Problem to work on - Extract the lines up to and including the one that contains "const data = values2020.map((v, i)", starting with the first line of the entries below, and omit the pictures.

Given data -
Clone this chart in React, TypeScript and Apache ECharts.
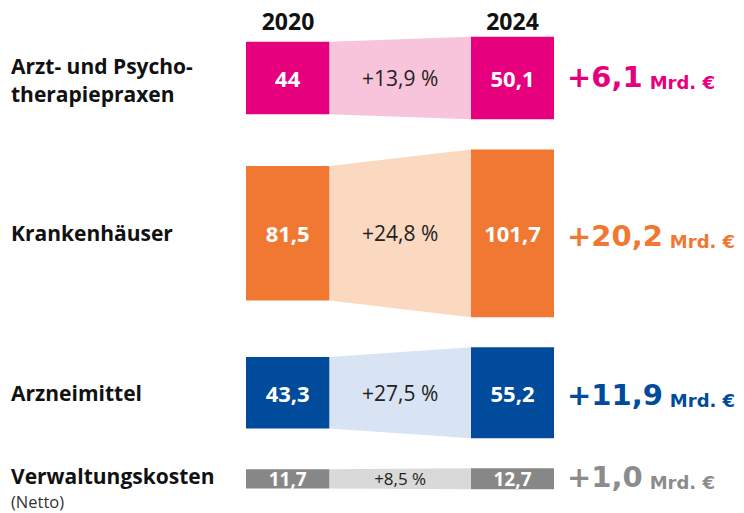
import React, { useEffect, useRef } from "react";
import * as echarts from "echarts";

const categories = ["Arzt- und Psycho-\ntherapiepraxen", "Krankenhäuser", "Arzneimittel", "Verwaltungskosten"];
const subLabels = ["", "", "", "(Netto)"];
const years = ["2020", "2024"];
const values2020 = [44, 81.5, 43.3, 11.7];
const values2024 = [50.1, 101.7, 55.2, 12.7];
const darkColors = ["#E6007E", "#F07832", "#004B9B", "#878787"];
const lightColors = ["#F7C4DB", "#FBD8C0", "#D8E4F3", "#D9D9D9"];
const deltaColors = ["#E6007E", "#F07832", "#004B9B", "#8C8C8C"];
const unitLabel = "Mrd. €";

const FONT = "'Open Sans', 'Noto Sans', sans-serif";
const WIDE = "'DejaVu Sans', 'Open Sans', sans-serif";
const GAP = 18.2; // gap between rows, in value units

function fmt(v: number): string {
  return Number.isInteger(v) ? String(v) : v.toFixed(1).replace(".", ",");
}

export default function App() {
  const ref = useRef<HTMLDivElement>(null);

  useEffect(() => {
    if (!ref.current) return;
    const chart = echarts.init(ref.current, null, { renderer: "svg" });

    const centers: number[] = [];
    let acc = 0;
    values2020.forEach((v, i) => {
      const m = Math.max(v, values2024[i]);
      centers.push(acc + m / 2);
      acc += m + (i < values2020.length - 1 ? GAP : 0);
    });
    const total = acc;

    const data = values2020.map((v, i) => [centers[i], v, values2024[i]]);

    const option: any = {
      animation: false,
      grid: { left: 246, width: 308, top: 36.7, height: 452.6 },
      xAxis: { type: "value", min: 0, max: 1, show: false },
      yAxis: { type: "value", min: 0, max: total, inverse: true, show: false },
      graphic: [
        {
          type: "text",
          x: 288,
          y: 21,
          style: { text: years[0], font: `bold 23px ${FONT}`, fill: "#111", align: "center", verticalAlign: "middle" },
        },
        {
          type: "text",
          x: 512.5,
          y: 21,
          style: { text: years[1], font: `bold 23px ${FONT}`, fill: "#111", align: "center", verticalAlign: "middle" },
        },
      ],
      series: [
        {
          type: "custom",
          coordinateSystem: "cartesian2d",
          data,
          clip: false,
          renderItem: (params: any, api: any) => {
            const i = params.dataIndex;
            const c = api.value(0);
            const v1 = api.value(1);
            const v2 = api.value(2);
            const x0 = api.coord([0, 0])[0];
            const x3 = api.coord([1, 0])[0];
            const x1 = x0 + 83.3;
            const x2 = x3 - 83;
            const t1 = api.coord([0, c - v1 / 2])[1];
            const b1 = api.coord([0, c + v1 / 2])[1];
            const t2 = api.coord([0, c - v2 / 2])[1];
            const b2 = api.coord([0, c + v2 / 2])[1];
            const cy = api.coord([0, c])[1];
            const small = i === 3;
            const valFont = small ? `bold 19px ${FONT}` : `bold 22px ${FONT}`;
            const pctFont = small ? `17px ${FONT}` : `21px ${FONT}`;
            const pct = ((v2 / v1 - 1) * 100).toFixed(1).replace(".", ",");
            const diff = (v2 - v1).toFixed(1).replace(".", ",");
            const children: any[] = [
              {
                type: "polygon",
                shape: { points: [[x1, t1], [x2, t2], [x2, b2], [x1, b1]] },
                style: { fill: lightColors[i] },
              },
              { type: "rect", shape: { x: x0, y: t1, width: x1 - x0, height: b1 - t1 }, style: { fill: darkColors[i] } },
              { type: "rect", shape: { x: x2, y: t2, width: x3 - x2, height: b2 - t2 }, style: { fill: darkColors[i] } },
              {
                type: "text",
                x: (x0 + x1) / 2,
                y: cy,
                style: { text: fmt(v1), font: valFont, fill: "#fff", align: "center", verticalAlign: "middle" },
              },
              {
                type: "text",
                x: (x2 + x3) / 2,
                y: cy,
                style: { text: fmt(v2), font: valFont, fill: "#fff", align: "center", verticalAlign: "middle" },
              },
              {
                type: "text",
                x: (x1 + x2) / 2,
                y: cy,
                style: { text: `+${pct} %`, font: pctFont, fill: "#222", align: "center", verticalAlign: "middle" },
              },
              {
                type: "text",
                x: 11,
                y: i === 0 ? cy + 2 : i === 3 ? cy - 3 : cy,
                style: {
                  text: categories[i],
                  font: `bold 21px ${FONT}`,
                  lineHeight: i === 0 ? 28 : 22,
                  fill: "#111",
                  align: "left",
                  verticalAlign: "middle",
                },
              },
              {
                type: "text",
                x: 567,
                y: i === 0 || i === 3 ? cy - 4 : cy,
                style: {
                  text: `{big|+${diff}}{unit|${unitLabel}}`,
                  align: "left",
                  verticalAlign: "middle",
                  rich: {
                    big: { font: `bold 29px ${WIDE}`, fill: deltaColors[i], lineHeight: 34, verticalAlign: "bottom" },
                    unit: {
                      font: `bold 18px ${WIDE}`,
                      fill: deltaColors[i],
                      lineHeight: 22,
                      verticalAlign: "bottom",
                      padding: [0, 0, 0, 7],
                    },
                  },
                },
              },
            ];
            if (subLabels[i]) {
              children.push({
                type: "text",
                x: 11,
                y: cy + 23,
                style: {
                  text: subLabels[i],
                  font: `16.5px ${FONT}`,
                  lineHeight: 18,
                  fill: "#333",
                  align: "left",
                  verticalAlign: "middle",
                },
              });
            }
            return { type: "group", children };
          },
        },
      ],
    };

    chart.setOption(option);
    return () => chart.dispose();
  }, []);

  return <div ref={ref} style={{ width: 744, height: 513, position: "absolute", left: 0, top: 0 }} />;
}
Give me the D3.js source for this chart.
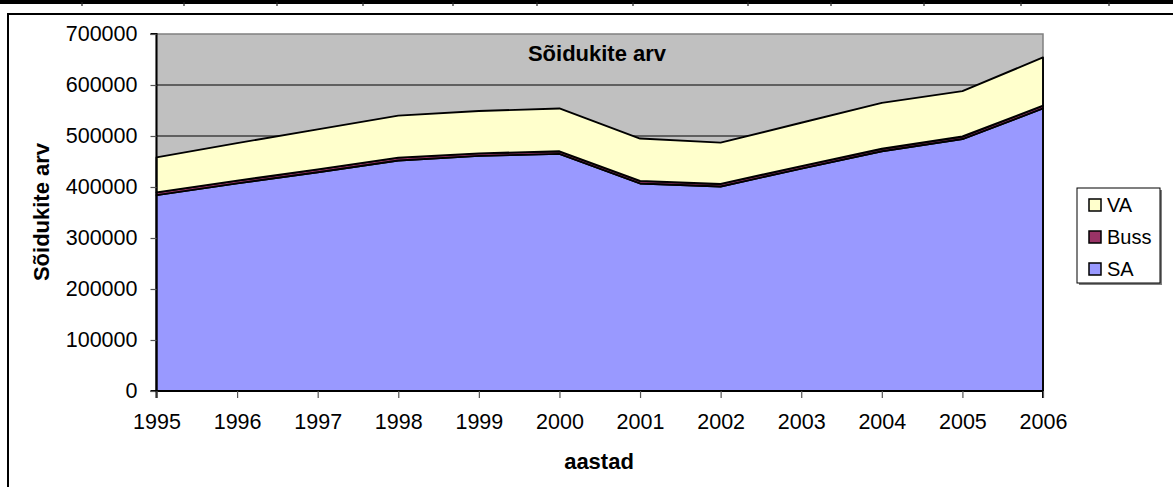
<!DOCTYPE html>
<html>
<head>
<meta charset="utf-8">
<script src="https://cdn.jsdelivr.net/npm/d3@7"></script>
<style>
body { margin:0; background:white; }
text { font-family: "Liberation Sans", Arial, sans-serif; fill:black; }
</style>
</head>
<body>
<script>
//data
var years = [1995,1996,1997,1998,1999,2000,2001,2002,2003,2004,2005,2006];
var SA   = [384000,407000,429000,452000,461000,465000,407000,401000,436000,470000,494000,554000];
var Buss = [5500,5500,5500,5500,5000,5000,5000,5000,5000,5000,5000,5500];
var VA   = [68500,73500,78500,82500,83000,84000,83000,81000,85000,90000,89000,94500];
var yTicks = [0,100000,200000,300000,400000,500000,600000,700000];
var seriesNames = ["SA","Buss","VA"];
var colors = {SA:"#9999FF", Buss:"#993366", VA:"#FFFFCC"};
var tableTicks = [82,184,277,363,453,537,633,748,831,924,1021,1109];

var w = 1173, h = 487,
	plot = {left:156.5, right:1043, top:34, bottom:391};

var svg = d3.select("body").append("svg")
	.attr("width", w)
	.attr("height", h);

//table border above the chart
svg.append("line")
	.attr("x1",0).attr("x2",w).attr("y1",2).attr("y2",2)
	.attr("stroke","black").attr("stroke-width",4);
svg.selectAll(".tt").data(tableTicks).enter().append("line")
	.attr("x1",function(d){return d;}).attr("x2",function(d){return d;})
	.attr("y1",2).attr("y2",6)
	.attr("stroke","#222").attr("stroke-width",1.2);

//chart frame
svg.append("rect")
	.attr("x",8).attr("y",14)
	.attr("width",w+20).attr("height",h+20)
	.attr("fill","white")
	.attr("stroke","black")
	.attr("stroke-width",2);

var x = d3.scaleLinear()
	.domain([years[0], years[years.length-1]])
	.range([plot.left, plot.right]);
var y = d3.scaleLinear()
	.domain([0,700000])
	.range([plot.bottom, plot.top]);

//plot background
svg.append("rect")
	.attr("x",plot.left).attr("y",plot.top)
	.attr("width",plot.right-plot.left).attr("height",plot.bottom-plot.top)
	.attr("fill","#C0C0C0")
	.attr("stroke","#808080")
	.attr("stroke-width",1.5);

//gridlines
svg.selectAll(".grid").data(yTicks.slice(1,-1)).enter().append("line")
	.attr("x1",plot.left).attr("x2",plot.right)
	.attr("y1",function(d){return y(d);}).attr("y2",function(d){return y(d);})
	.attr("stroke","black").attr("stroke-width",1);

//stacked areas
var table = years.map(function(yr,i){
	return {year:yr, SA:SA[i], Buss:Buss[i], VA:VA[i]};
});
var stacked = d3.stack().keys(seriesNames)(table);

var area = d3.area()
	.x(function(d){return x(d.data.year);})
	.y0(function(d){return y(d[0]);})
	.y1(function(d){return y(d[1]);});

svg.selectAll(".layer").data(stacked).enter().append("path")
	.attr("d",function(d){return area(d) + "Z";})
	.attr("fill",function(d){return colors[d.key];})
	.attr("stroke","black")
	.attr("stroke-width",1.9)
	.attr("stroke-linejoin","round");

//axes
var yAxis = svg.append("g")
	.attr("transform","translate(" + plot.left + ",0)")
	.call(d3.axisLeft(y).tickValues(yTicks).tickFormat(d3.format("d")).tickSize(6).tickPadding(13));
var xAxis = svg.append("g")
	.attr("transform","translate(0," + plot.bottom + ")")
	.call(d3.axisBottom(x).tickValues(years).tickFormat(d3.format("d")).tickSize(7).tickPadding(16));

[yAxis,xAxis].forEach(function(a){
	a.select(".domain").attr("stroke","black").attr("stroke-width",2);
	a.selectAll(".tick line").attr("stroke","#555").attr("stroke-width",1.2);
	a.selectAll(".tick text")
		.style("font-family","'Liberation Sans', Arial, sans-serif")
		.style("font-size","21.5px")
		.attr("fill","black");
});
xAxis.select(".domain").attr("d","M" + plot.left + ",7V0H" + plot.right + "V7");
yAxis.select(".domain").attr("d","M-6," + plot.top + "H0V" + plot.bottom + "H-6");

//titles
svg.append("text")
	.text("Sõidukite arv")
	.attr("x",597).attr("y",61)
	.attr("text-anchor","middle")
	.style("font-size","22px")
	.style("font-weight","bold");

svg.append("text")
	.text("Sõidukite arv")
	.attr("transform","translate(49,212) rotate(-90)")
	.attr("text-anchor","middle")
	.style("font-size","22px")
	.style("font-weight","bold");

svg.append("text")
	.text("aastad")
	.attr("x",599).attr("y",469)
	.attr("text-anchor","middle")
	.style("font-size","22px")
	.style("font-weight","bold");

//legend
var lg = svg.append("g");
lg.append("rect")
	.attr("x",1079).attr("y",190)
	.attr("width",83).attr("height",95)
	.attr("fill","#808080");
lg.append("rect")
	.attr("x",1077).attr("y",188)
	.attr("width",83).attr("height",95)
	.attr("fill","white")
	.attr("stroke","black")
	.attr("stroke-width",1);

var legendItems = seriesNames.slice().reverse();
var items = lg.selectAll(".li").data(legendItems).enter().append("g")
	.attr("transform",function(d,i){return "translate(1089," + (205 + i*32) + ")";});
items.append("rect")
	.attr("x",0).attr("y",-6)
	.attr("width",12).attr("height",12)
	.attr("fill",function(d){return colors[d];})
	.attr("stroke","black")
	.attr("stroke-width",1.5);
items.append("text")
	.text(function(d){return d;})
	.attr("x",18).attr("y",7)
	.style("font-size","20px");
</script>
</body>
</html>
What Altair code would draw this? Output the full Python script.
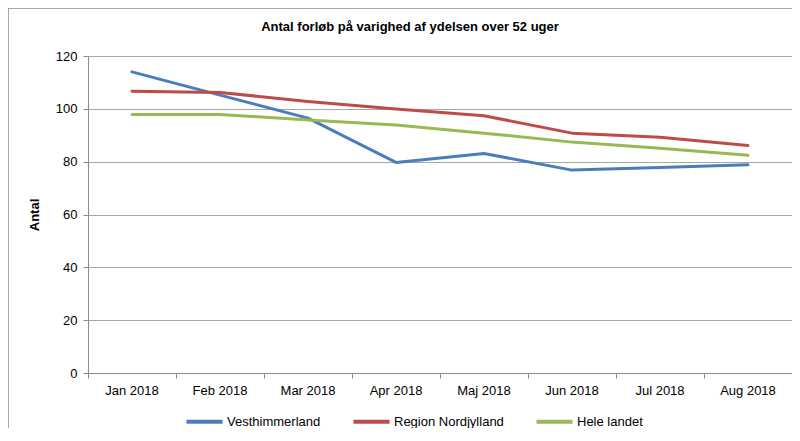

Written solution -
Clone this chart in React, TypeScript and Apache ECharts.
import React, { useEffect, useRef } from "react";
import * as echarts from "echarts";

const categories = ["Arzt- und Psycho-\ntherapiepraxen", "Krankenhäuser", "Arzneimittel", "Verwaltungskosten"];
const subLabels = ["", "", "", "(Netto)"];
const years = ["2020", "2024"];
const values2020 = [44, 81.5, 43.3, 11.7];
const values2024 = [50.1, 101.7, 55.2, 12.7];
const darkColors = ["#E6007E", "#F07832", "#004B9B", "#878787"];
const lightColors = ["#F7C4DB", "#FBD8C0", "#D8E4F3", "#D9D9D9"];
const deltaColors = ["#E6007E", "#F07832", "#004B9B", "#8C8C8C"];
const unitLabel = "Mrd. €";

const FONT = "'Open Sans', 'Noto Sans', sans-serif";
const WIDE = "'DejaVu Sans', 'Open Sans', sans-serif";
const GAP = 18.2; // gap between rows, in value units

function fmt(v: number): string {
  return Number.isInteger(v) ? String(v) : v.toFixed(1).replace(".", ",");
}

export default function App() {
  const ref = useRef<HTMLDivElement>(null);

  useEffect(() => {
    if (!ref.current) return;
    const chart = echarts.init(ref.current, null, { renderer: "svg" });

    const centers: number[] = [];
    let acc = 0;
    values2020.forEach((v, i) => {
      const m = Math.max(v, values2024[i]);
      centers.push(acc + m / 2);
      acc += m + (i < values2020.length - 1 ? GAP : 0);
    });
    const total = acc;

    const data = values2020.map((v, i) => [centers[i], v, values2024[i]]);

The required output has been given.